Right now stap can access parts of the procfs. How about declassifying certain userspace information right from there? That might bring systemtap closer to the sysadmins.
(In reply to Martin Cermak from comment #10) > Right now stap can access parts of the procfs. How about declassifying > certain userspace information right from there? That might bring systemtap > closer to the sysadmins. Unless I'm forgetting something, systemtap can't really access procfs. We can add additional information to procfs (via procfs probes), but we really can't access other parts of procfs. If procfs was a real filesystem, we might be able to traverse it inside a systemtap module, but even then once we found the right file we wouldn't be able to open it and read it. Until we can think of a good way to accomplish this, I'm going to reclose this one.
David, I think the old idea was to introduce some tapset functions that, based on kprocess.* probes or the like, maintain global data like pid2FOO tables for use by stap. The idea was not to -read- /proc/$PID/foo, but to track some equivalent data within stap globals.
(In reply to Frank Ch. Eigler from comment #12) > David, I think the old idea was to introduce some tapset functions that, > based on kprocess.* probes or the like, maintain global data like pid2FOO > tables for use by stap. The idea was not to -read- /proc/$PID/foo, but to > track some equivalent data within stap globals. Yes, that was the old idea. I thought Martin was proposing a new idea of reading /proc/$PID/foo. With enough work, we could probably maintain some global data that mapped pids to execnames. The unfortunate part would be that it would have to map every single process in the system in order to be able to give you any pid. Mapping pids to cwd paths would be harder, since we don't keep up with that now. The trickiest part of all of this would be finding storage for all this new information, especially paths.

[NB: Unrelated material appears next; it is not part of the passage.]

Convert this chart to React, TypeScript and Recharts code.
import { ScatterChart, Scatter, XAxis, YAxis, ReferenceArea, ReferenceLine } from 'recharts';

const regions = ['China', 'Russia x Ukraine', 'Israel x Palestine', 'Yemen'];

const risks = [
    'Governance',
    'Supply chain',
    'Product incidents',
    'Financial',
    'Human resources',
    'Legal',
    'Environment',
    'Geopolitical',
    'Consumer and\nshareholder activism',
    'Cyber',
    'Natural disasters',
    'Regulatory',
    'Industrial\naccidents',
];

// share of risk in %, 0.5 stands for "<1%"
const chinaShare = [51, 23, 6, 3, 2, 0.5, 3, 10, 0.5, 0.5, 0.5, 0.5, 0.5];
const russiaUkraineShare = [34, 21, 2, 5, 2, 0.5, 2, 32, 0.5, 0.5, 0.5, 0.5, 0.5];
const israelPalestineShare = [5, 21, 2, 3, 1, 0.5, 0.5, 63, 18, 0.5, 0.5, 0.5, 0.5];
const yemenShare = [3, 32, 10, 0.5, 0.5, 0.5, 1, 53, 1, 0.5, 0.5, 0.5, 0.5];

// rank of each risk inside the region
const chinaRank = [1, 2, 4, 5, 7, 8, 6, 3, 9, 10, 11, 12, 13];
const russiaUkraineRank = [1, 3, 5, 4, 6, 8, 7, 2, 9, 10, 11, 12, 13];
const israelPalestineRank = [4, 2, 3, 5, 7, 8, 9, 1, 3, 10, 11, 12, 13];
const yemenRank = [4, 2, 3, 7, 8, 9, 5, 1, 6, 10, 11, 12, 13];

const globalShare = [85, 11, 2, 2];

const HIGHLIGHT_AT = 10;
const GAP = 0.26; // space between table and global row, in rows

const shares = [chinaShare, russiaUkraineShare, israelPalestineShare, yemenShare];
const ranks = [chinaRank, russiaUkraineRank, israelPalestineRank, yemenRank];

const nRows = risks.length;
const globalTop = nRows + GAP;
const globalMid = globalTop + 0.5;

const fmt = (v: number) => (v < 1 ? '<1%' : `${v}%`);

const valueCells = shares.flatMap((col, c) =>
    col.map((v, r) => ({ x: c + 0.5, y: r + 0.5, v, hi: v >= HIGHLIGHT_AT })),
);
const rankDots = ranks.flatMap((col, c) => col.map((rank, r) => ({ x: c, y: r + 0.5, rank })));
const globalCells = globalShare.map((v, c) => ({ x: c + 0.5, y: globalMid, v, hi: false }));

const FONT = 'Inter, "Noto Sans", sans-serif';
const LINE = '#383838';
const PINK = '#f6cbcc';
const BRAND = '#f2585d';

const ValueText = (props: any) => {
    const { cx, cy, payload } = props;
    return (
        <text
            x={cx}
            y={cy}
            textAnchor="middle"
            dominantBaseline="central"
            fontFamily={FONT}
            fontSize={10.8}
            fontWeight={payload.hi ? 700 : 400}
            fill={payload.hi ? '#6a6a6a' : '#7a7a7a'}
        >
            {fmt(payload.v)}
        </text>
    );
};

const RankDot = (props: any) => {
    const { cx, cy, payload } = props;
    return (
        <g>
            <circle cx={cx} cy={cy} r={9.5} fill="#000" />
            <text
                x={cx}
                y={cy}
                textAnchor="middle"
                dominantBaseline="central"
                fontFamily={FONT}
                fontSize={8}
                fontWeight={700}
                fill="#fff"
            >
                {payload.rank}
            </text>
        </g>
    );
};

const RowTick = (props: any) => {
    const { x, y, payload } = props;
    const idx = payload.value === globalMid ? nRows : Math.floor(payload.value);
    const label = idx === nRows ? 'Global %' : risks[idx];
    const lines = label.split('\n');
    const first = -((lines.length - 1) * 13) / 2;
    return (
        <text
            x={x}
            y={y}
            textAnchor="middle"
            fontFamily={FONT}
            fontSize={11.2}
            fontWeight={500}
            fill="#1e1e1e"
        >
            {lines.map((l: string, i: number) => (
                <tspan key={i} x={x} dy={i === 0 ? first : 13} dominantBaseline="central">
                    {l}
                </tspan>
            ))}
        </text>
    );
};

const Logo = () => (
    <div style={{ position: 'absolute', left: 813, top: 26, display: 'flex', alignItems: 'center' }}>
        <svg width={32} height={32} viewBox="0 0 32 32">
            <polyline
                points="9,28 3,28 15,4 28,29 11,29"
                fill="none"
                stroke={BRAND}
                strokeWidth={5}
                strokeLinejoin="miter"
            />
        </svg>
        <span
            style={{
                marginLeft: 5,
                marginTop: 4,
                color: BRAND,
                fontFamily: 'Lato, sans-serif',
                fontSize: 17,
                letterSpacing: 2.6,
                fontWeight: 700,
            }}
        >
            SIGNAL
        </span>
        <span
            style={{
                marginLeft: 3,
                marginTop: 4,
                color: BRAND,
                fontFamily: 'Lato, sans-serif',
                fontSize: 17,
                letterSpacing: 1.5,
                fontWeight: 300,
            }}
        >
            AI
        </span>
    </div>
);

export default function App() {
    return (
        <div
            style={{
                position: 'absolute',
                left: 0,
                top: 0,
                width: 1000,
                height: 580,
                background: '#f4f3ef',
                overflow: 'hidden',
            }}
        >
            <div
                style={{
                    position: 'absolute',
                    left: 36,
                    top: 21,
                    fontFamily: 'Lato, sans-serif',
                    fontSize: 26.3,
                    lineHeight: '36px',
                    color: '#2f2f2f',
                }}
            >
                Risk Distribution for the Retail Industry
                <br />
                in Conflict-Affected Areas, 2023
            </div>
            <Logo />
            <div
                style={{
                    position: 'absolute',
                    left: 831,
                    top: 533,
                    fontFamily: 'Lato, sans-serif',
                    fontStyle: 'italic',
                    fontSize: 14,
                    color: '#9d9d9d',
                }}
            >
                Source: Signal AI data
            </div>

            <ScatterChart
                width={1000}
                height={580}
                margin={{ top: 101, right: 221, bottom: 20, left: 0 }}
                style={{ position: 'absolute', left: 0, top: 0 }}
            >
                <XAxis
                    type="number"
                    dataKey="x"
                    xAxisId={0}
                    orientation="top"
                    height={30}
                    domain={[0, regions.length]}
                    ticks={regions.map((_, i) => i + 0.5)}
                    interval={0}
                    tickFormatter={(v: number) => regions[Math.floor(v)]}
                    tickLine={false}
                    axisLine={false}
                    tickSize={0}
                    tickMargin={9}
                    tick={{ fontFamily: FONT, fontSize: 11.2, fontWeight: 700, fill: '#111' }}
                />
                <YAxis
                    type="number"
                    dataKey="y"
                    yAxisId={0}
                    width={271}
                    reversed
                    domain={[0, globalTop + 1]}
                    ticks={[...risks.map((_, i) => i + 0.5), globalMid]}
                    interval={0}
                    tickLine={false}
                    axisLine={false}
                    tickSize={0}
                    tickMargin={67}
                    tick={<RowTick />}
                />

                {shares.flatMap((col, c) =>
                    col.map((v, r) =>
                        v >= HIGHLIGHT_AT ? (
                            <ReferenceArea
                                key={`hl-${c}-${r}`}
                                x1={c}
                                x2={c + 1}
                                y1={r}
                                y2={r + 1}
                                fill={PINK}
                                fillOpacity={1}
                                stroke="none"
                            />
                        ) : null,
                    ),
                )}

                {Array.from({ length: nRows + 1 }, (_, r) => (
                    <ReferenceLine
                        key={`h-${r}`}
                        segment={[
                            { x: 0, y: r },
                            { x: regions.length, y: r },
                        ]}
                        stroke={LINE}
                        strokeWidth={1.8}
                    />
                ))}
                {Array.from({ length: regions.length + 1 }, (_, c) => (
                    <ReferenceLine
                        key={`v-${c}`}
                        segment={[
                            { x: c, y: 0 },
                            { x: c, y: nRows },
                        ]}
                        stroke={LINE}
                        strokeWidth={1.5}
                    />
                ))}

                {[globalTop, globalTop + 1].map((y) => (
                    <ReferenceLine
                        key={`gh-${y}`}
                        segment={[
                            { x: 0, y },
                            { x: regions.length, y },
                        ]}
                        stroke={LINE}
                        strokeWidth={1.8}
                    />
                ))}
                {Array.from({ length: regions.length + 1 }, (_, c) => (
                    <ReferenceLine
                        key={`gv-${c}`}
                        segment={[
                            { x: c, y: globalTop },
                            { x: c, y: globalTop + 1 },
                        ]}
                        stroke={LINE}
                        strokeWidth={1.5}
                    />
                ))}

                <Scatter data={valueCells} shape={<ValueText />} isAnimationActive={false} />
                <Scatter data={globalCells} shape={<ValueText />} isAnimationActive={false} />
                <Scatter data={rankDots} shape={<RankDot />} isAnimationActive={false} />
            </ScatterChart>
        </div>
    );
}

e.g. approximately cat > tapset/linux/pid2cmdline.stp global __pid2cmdline% function pid2cmdline(p) { if (p in __pid2cmdline) return __pid2cmdline[p] } probe kprocess.exec_complete { __pid2cmdline(tid() /* or pid? */) = cmdline_str() } ^D etc.
(In reply to Frank Ch. Eigler from comment #14) > e.g. approximately > > cat > tapset/linux/pid2cmdline.stp > global __pid2cmdline% > function pid2cmdline(p) { if (p in __pid2cmdline) return __pid2cmdline[p] } > probe kprocess.exec_complete { > __pid2cmdline(tid() /* or pid? */) = cmdline_str() > } > ^D > > etc. That's an interesting idea. The tricky part would be initially populating the array with processes that already exist.
> The tricky part would be initially populating > the array with processes that already exist. Yup. A gross hack could look thusly: function populate_foo () %{ iterate across processes, call into stap array-setting routines %} probe begin { populate_foo() } A nice hack could look thusly: probe kprocess.preexisting { pid2(...)=.. } # new probe type, triggered at STARTING time # from a task-work callback added for each # preexisting process/thread? (this pattern could be replicated to provide iteration of preexisting other kernel/userspace objects like network connections, file descriptors, ...)
After working on bug #19065 recently, I believe we can actually do this without the task_finder keeping a table of information around just in case we need it. Instead we'd look up this information on the fly as needed. The current kernel code to do /proc/PID/cwd looks like this: ==== task_lock(task); if (task->fs) { get_fs_pwd(task->fs, path); result = 0; } task_unlock(task); put_task_struct(task); ==== The current kernel code to do /proc/PID/exe looks like: ==== mm = get_task_mm(task); put_task_struct(task); if (!mm) return -ENOENT; exe_file = get_mm_exe_file(mm); mmput(mm); ==== I believe everything called above is either inlined or exported, so it should be reasonable to call from a systemtap module. Note that this method might be harder to implement on older kernels, I'm unsure.
Fixed in commit 1c70d65. This adds 2 new functions to get a task's cwd and exe name. Note that we can't get the cwd on kernel's < 2.6.25.